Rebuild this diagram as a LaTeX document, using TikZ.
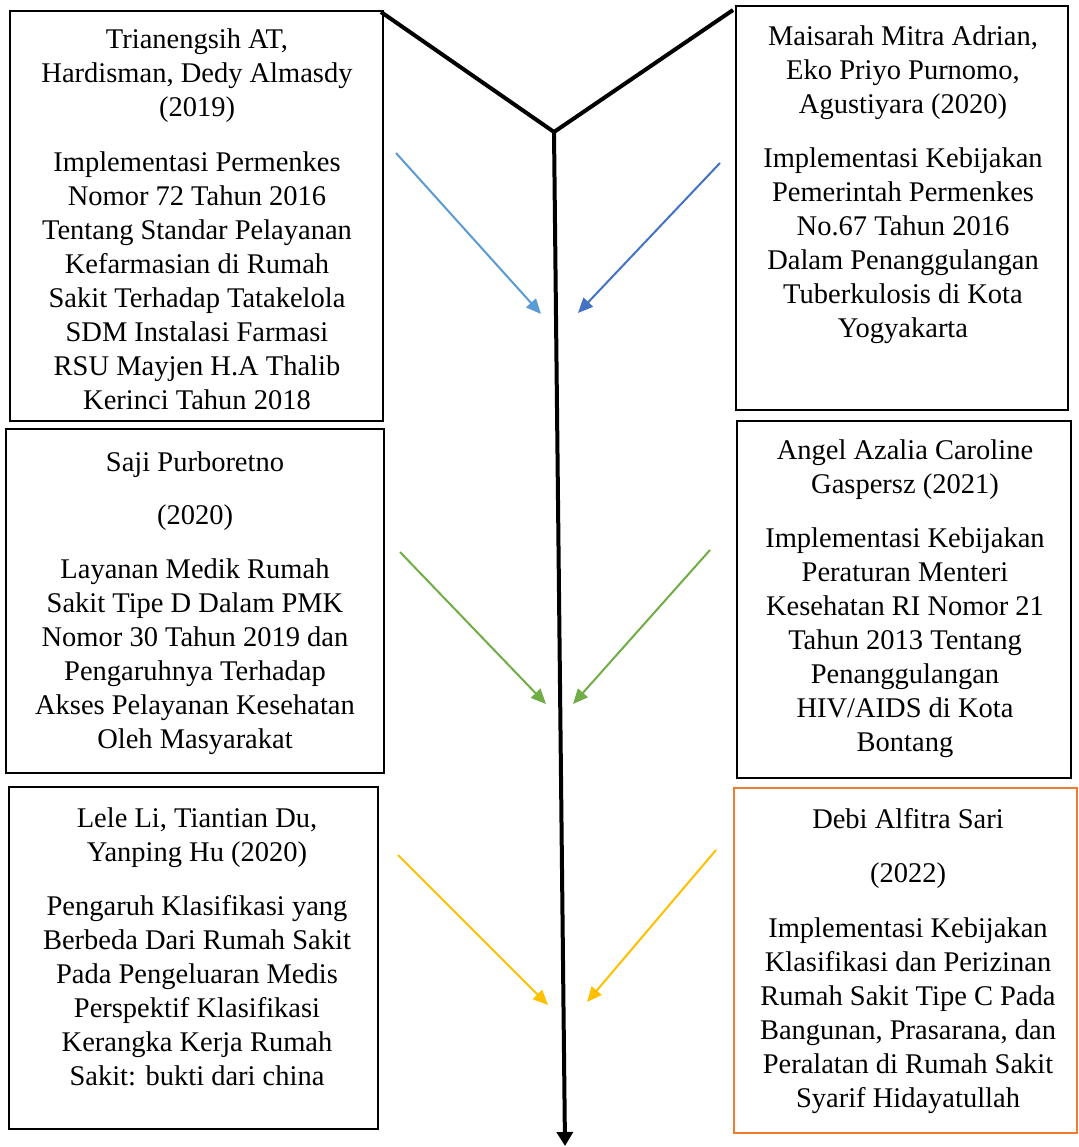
\documentclass[tikz,border=0pt]{standalone}
\usepackage{fontspec}
\setmainfont{Liberation Serif}
\usetikzlibrary{arrows.meta}
\definecolor{lblue}{HTML}{5B9BD5}
\definecolor{dblue}{HTML}{4472C4}
\definecolor{lgreen}{HTML}{70AD47}
\definecolor{lyellow}{HTML}{FFC000}
\definecolor{lorange}{HTML}{ED7D31}
\begin{document}
\begin{tikzpicture}[x=1pt,y=-1pt,
  box/.style={draw=black,line width=2pt,inner sep=0pt,rectangle},
  txt/.style={align=center,inner sep=0pt,anchor=north,font=\fontsize{28.5}{34}\selectfont},
  mainline/.style={line width=4pt,line join=miter},
  conn/.style={line width=2pt,-{Triangle[length=15pt,width=13pt]}}
]
\useasboundingbox[fill=white] (0,0) rectangle (1078,1147);

% boxes
\node[box,minimum width=373pt,minimum height=410pt] (b1) at (196.5,216) {};
\node[box,minimum width=332pt,minimum height=404pt] (b2) at (902,208) {};
\node[box,minimum width=378pt,minimum height=344pt] (b3) at (195,601) {};
\node[box,minimum width=334pt,minimum height=357pt] (b4) at (904,599.5) {};
\node[box,minimum width=369pt,minimum height=342pt] (b5) at (193.5,958) {};
\node[box,draw=lorange,minimum width=343pt,minimum height=345pt] (b6) at (905,960.5) {};

% texts
\node[txt] (t1) at (197,29) {Trianengsih AT,\\Hardisman, Dedy Almasdy\\(2019)\\[21pt]Implementasi Permenkes\\Nomor 72 Tahun 2016\\Tentang Standar Pelayanan\\Kefarmasian di Rumah\\Sakit Terhadap Tatakelola\\SDM Instalasi Farmasi\\RSU Mayjen H.A Thalib\\Kerinci Tahun 2018};
\node[txt] (t2) at (903,26) {Maisarah Mitra Adrian,\\Eko Priyo Purnomo,\\Agustiyara (2020)\\[20pt]Implementasi Kebijakan\\Pemerintah Permenkes\\No.67 Tahun 2016\\Dalam Penanggulangan\\Tuberkulosis di Kota\\Yogyakarta};
\node[txt] (t3) at (195,452) {Saji Purboretno\\[19pt](2020)\\[19.5pt]Layanan Medik Rumah\\Sakit Tipe D Dalam PMK\\Nomor 30 Tahun 2019 dan\\Pengaruhnya Terhadap\\Akses Pelayanan Kesehatan\\Oleh Masyarakat};
\node[txt] (t4) at (905,440) {Angel Azalia Caroline\\Gaspersz (2021)\\[20pt]Implementasi Kebijakan\\Peraturan Menteri\\Kesehatan RI Nomor 21\\Tahun 2013 Tentang\\Penanggulangan\\HIV/AIDS di Kota\\Bontang};
\node[txt] (t5) at (197,808) {Lele Li, Tiantian Du,\\Yanping Hu (2020)\\[19.5pt]Pengaruh Klasifikasi yang\\Berbeda Dari Rumah Sakit\\Pada Pengeluaran Medis\\Perspektif Klasifikasi\\Kerangka Kerja Rumah\\Sakit: bukti dari china};
\node[txt] (t6) at (908,808) {Debi Alfitra Sari\\[20pt](2022)\\[21pt]Implementasi Kebijakan\\Klasifikasi dan Perizinan\\Rumah Sakit Tipe C Pada\\Bangunan, Prasarana, dan\\Peralatan di Rumah Sakit\\Syarif Hidayatullah};

% main structure
\coordinate (tl) at (381,12);
\coordinate (tr) at (733,10);
\coordinate (j) at (554,132);
\coordinate (bot) at (565,1146);
\draw[mainline] (tl) -- (j) -- (tr);
\draw[mainline,-{Triangle[length=14pt,width=16pt]}] (j) -- (bot);

% colored arrows
\coordinate (a1s) at (396,153); \coordinate (a1e) at (541,314);
\coordinate (a2s) at (720,163); \coordinate (a2e) at (578,313);
\coordinate (a3s) at (400,552); \coordinate (a3e) at (546,704);
\coordinate (a4s) at (710,550); \coordinate (a4e) at (573,704);
\coordinate (a5s) at (398,855); \coordinate (a5e) at (548,1005);
\coordinate (a6s) at (716,850); \coordinate (a6e) at (587,1002);
\draw[conn,lblue] (a1s) -- (a1e);
\draw[conn,dblue] (a2s) -- (a2e);
\draw[conn,lgreen] (a3s) -- (a3e);
\draw[conn,lgreen] (a4s) -- (a4e);
\draw[conn,lyellow] (a5s) -- (a5e);
\draw[conn,lyellow] (a6s) -- (a6e);
\end{tikzpicture}
\end{document}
+---+
AIM: Please repeat exactly the data above from its first line to the line that contains "width=343pt,minimum height=345pt] (b6)", inclusive, and leave every picture out.

RESULT OF THE EXERCISE:
Rebuild this diagram as a LaTeX document, using TikZ.
\documentclass[tikz,border=0pt]{standalone}
\usepackage{fontspec}
\setmainfont{Liberation Serif}
\usetikzlibrary{arrows.meta}
\definecolor{lblue}{HTML}{5B9BD5}
\definecolor{dblue}{HTML}{4472C4}
\definecolor{lgreen}{HTML}{70AD47}
\definecolor{lyellow}{HTML}{FFC000}
\definecolor{lorange}{HTML}{ED7D31}
\begin{document}
\begin{tikzpicture}[x=1pt,y=-1pt,
  box/.style={draw=black,line width=2pt,inner sep=0pt,rectangle},
  txt/.style={align=center,inner sep=0pt,anchor=north,font=\fontsize{28.5}{34}\selectfont},
  mainline/.style={line width=4pt,line join=miter},
  conn/.style={line width=2pt,-{Triangle[length=15pt,width=13pt]}}
]
\useasboundingbox[fill=white] (0,0) rectangle (1078,1147);

% boxes
\node[box,minimum width=373pt,minimum height=410pt] (b1) at (196.5,216) {};
\node[box,minimum width=332pt,minimum height=404pt] (b2) at (902,208) {};
\node[box,minimum width=378pt,minimum height=344pt] (b3) at (195,601) {};
\node[box,minimum width=334pt,minimum height=357pt] (b4) at (904,599.5) {};
\node[box,minimum width=369pt,minimum height=342pt] (b5) at (193.5,958) {};
\node[box,draw=lorange,minimum width=343pt,minimum height=345pt] (b6) at (905,960.5) {};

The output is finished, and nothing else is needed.